In my universe, when Robin Thicke sings about "blurred lines" he's talking about situationships. Fifty Shades of Grey isn't about a gorgeous rich man who loves S&M. It's the miserable state of purgatory when you want to scream at the guy who is giving you multiple orgasms. By scream, I don't mean in the throws of passion. I'm talking about after that final moan when he rolls over and sighs contentedly and you want to be like "what the fuck are we?"
I vowed not to write about my D-bag ex anymore because I was informed it bothered him and the whole "why make someone a chapter in your book when you're barely even in a sentence," thing, which I must admit, is quite valid. However, I've decided the only thing I can take away from that lovely situationship is good blogging material. Also, I hate him.
He told a mutual friend that he was "faithful" to me the entire time we spent together and he couldn't say the same about me. Oh, I'm sorry. I didn't know I was supposed to be faithful to someone who never called me his girlfriend and never even treated me to a meal. Not one meal. In two years.
Still, I've decided that I am allowed to refer to him to as my ex because I gave him years of my life, part of my heart and countless tears. Also, it just sounds so much better than saying "that guy I hung out with every weekend for two years." Additionally, we've had more gut wrenching break up conversations than anyone should have in their entire life, let alone one situationship.

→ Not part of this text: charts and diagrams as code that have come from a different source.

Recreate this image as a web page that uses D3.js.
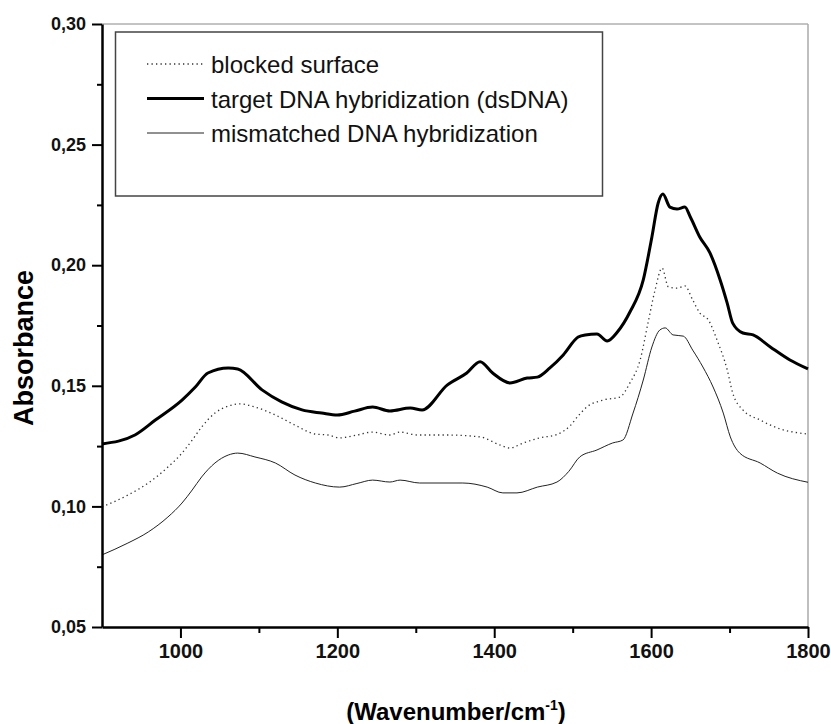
<!DOCTYPE html>
<html>
<head>
<meta charset="utf-8">
<script src="https://cdn.jsdelivr.net/npm/d3@7"></script>
<style>
  body { margin: 0; background: #fff; }
  svg { font-family: "Liberation Sans", Arial, sans-serif; }
</style>
</head>
<body>
<svg id="chart" width="831" height="724"></svg>
<script>
// wavenumber (cm-1), absorbance
const blocked = [
  [900,0.0998],[933,0.1047],[959,0.1097],[984,0.1163],[1002,0.1221],[1015,0.1275],[1027,0.1329],
  [1044,0.1387],[1061,0.1416],[1076,0.1425],[1095,0.1412],[1121,0.1379],[1146,0.1337],[1172,0.130],
  [1188,0.1296],[1203,0.1284],[1225,0.1296],[1245,0.1308],[1267,0.1296],[1280,0.1308],[1302,0.1296],
  [1340,0.1296],[1382,0.1288],[1407,0.1255],[1420,0.1242],[1437,0.1263],[1458,0.1284],[1480,0.1298],
  [1497,0.1335],[1507,0.1375],[1518,0.1412],[1539,0.1441],[1560,0.1453],[1573,0.1512],[1586,0.1607],
  [1596,0.176],[1605,0.1897],[1614,0.1988],[1622,0.1910],[1633,0.1905],[1643,0.1914],[1653,0.1856],
  [1662,0.1802],[1673,0.1773],[1684,0.169],[1697,0.1566],[1704,0.147],[1717,0.14],[1739,0.1358],
  [1761,0.1325],[1800,0.130]
];

const target = [
  [900,0.1259],[942,0.1296],[968,0.1358],[1002,0.1441],[1019,0.1495],[1035,0.1553],[1061,0.1574],
  [1073,0.157],[1104,0.1483],[1129,0.1433],[1155,0.140],[1180,0.1387],[1200,0.1379],[1222,0.1395],
  [1245,0.1412],[1267,0.1396],[1293,0.1408],[1308,0.140],[1340,0.1503],[1365,0.1553],[1382,0.160],
  [1398,0.1553],[1420,0.1512],[1442,0.1532],[1455,0.1536],[1471,0.1574],[1488,0.1628],[1507,0.1702],
  [1516,0.1711],[1531,0.1715],[1544,0.1686],[1557,0.1723],[1573,0.1806],[1590,0.1939],[1601,0.2117],
  [1609,0.2258],[1615,0.2295],[1624,0.2241],[1633,0.2233],[1643,0.2241],[1650,0.22],[1662,0.2117],
  [1675,0.2051],[1688,0.1939],[1697,0.1843],[1704,0.176],[1717,0.1719],[1730,0.1711],[1752,0.1661],
  [1777,0.1607],[1800,0.157]
];

const mismatched = [
  [900,0.0799],[933,0.0848],[959,0.0894],[984,0.0956],[1002,0.1014],[1015,0.1068],[1027,0.1122],
  [1044,0.118],[1061,0.1213],[1073,0.1221],[1095,0.1205],[1121,0.118],[1146,0.113],[1172,0.1097],
  [1203,0.108],[1225,0.1095],[1245,0.1109],[1267,0.1101],[1280,0.1109],[1305,0.1097],[1360,0.1097],
  [1391,0.108],[1411,0.1056],[1429,0.1056],[1455,0.108],[1480,0.1101],[1495,0.1145],[1509,0.1205],
  [1531,0.1234],[1551,0.1263],[1564,0.1275],[1577,0.1387],[1590,0.1524],[1601,0.1661],[1611,0.1731],
  [1618,0.174],[1628,0.1711],[1641,0.1706],[1653,0.1648],[1666,0.1578],[1679,0.1495],[1692,0.1387],
  [1701,0.1288],[1713,0.1221],[1739,0.118],[1761,0.1138],[1800,0.110]
];

const seriesNames = ["blocked surface", "target DNA hybridization (dsDNA)", "mismatched DNA hybridization"];
const xTicks = [1000, 1200, 1400, 1600, 1800];
const xMinor = [1100, 1300, 1500, 1700];
const yTicks = [0.05, 0.10, 0.15, 0.20, 0.25, 0.30];
const yMinor = [0.075, 0.125, 0.175, 0.225, 0.275];

const margin = { left: 102, top: 24, right: 23, bottom: 97 };
const W = 831 - margin.left - margin.right;
const H = 724 - margin.top - margin.bottom;

const svg = d3.select("#chart");
const g = svg.append("g").attr("transform", `translate(${margin.left},${margin.top})`);

const x = d3.scaleLinear().domain([900, 1800]).range([0, W]);
const y = d3.scaleLinear().domain([0.05, 0.30]).range([H, 0]);

// top and right frame
g.append("line").attr("x1", 0).attr("x2", W).attr("y1", 0).attr("y2", 0)
  .style("stroke", "#888").style("stroke-width", 1);
g.append("line").attr("x1", W).attr("x2", W).attr("y1", 0).attr("y2", H)
  .style("stroke", "#aaa").style("stroke-width", 1.5);

// curves
const line = d3.line().x(d => x(d[0])).y(d => y(d[1])).curve(d3.curveMonotoneX);
const styles = [
  { data: blocked, w: 1.3, dash: "1.3,3.2", color: "#333" },
  { data: target, w: 3, dash: null, color: "#000" },
  { data: mismatched, w: 1, dash: null, color: "#222" }
];
styles.forEach(s => {
  g.append("path").datum(s.data).attr("d", line)
    .style("fill", "none").style("stroke", s.color)
    .style("stroke-width", s.w).style("stroke-dasharray", s.dash);
});

// axes
const xAxis = g.append("g").attr("transform", `translate(0,${H})`)
  .call(d3.axisBottom(x).tickValues(xTicks).tickSize(11).tickSizeOuter(0).tickPadding(6)
    .tickFormat(d3.format("d")));
g.append("g").attr("transform", `translate(0,${H})`)
  .call(d3.axisBottom(x).tickValues(xMinor).tickSize(6).tickFormat("")).select(".domain").remove();
const yAxis = g.append("g")
  .call(d3.axisLeft(y).tickValues(yTicks).tickSize(10).tickSizeOuter(0).tickPadding(6)
    .tickFormat(d => d3.format(".2f")(d).replace(".", ",")));
g.append("g")
  .call(d3.axisLeft(y).tickValues(yMinor).tickSize(5).tickFormat("")).select(".domain").remove();

g.selectAll(".domain").style("stroke", "#000").style("stroke-width", 2.5);
g.selectAll(".tick line").style("stroke", "#000").style("stroke-width", 2);
xAxis.selectAll("text").style("font-size", "20px").style("font-weight", "bold").style("fill", "#111");
yAxis.selectAll("text").style("font-size", "18px").style("font-weight", "bold").style("fill", "#111");

// axis titles
svg.append("text").attr("x", 456).attr("y", 720).attr("text-anchor", "middle")
  .style("font-size", "24px").style("font-weight", "bold")
  .text("(Wavenumber/cm").append("tspan").attr("dy", -10).style("font-size", "14px").text("-1")
  .select(function() { return this.parentNode; })
  .append("tspan").attr("dy", 10).style("font-size", "24px").text(")");

svg.append("text").attr("transform", "translate(33,348) rotate(-90)")
  .attr("text-anchor", "middle").style("font-size", "27px").style("font-weight", "bold")
  .text("Absorbance");

// legend
const lg = svg.append("g");
lg.append("rect").attr("x", 115.5).attr("y", 32).attr("width", 487).attr("height", 164)
  .style("fill", "#fff").style("stroke", "#444").style("stroke-width", 1.5);
seriesNames.forEach((name, i) => {
  const cy = 64 + i * 34.5;
  lg.append("line").attr("x1", 147).attr("x2", 204).attr("y1", cy).attr("y2", cy)
    .style("stroke", styles[i].color).style("stroke-width", styles[i].w)
    .style("stroke-dasharray", styles[i].dash);
  lg.append("text").attr("x", 211).attr("y", cy + 9).style("font-size", "24px")
    .style("fill", "#111").text(name);
});
</script>
</body>
</html>
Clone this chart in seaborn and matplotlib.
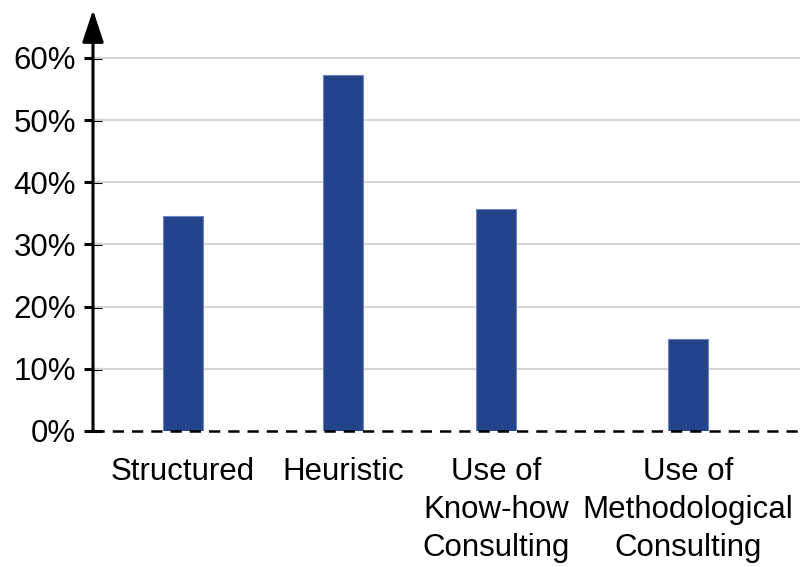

The one good thing about a situationship is that it will make you grateful for a guy who is proud to call you his girlfriend, show you off to his friends and treat you the way you deserve to be treated. These days when a guy invites me to an event or wants to take me to a nice dinner, I literally think he's the greatest thing since double stuffed oreos. This is because chivalry is dead. No, I don't really believe that. I am just so much more appreciative of good guys because I had such a dud.
Situationships are so easy and unfortunately quite common these days. There's no pressure and you settle into a routine. You avoid having any awkward conversations until you have to have an awkward conversation because you don't want to find yourself still sitting on his couch at age fifty. When you do finally muster up the strength to walk away, or he leaves you with no other option, you WILL eventually realize that you deserve so much better. And on that glorious day, you will never again settle for anything less than a real relationship with a MAN who you never have to introduce to people as "um, my...this is D-bag."

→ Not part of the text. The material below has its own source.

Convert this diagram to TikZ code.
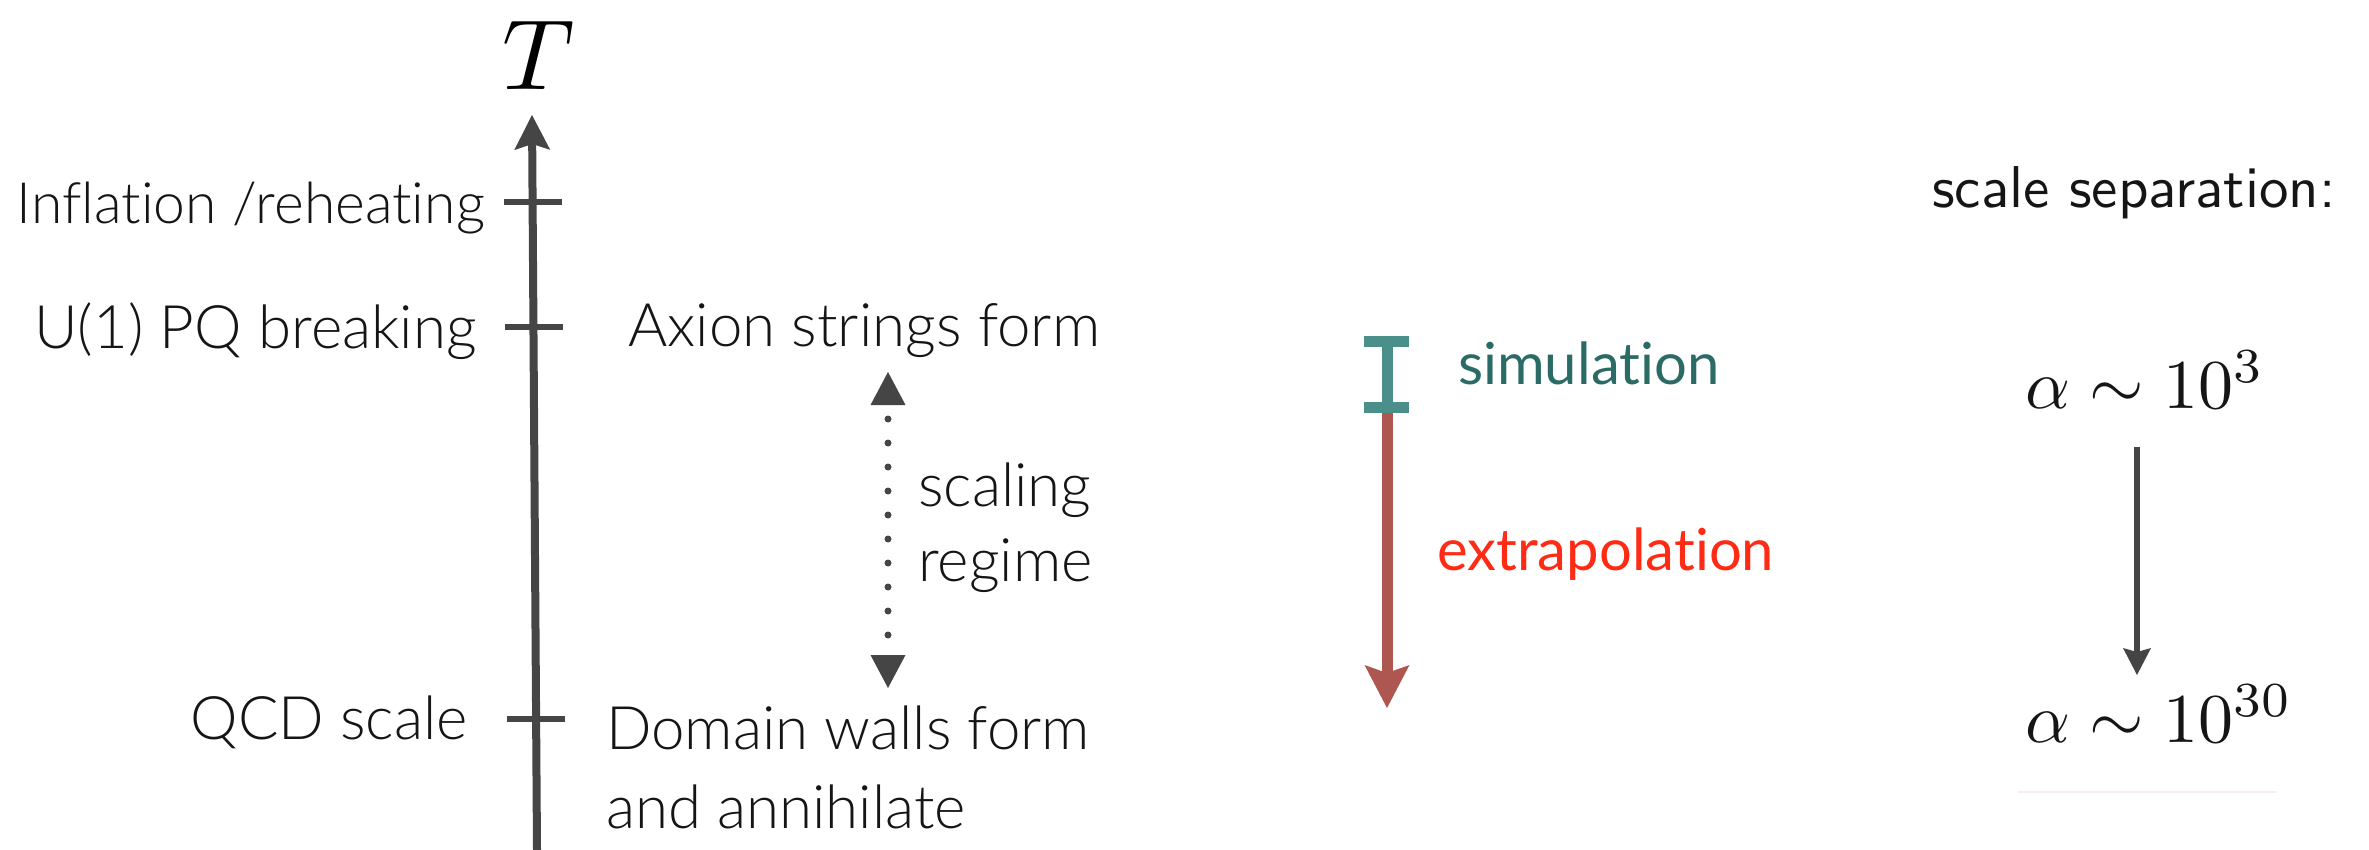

In my most jaded and cynical period I asked my sister to name a beautiful, decent man who stayed faithful to his wife (her husband not included obvi). I was positive she would not be able to name one, but she quickly replied "Kevin Bacon. Boom." She's good, my sister. And now that my cynicism has worn off (thanks to some good guys who I've met in real life), I find myself a brand new girl. One who is finally open to good things and won't be grateful for mere scraps, but will be extremely grateful for truly nice gestures.
Have you ever been in a situationship? How did it end? I'd love to hear your stories.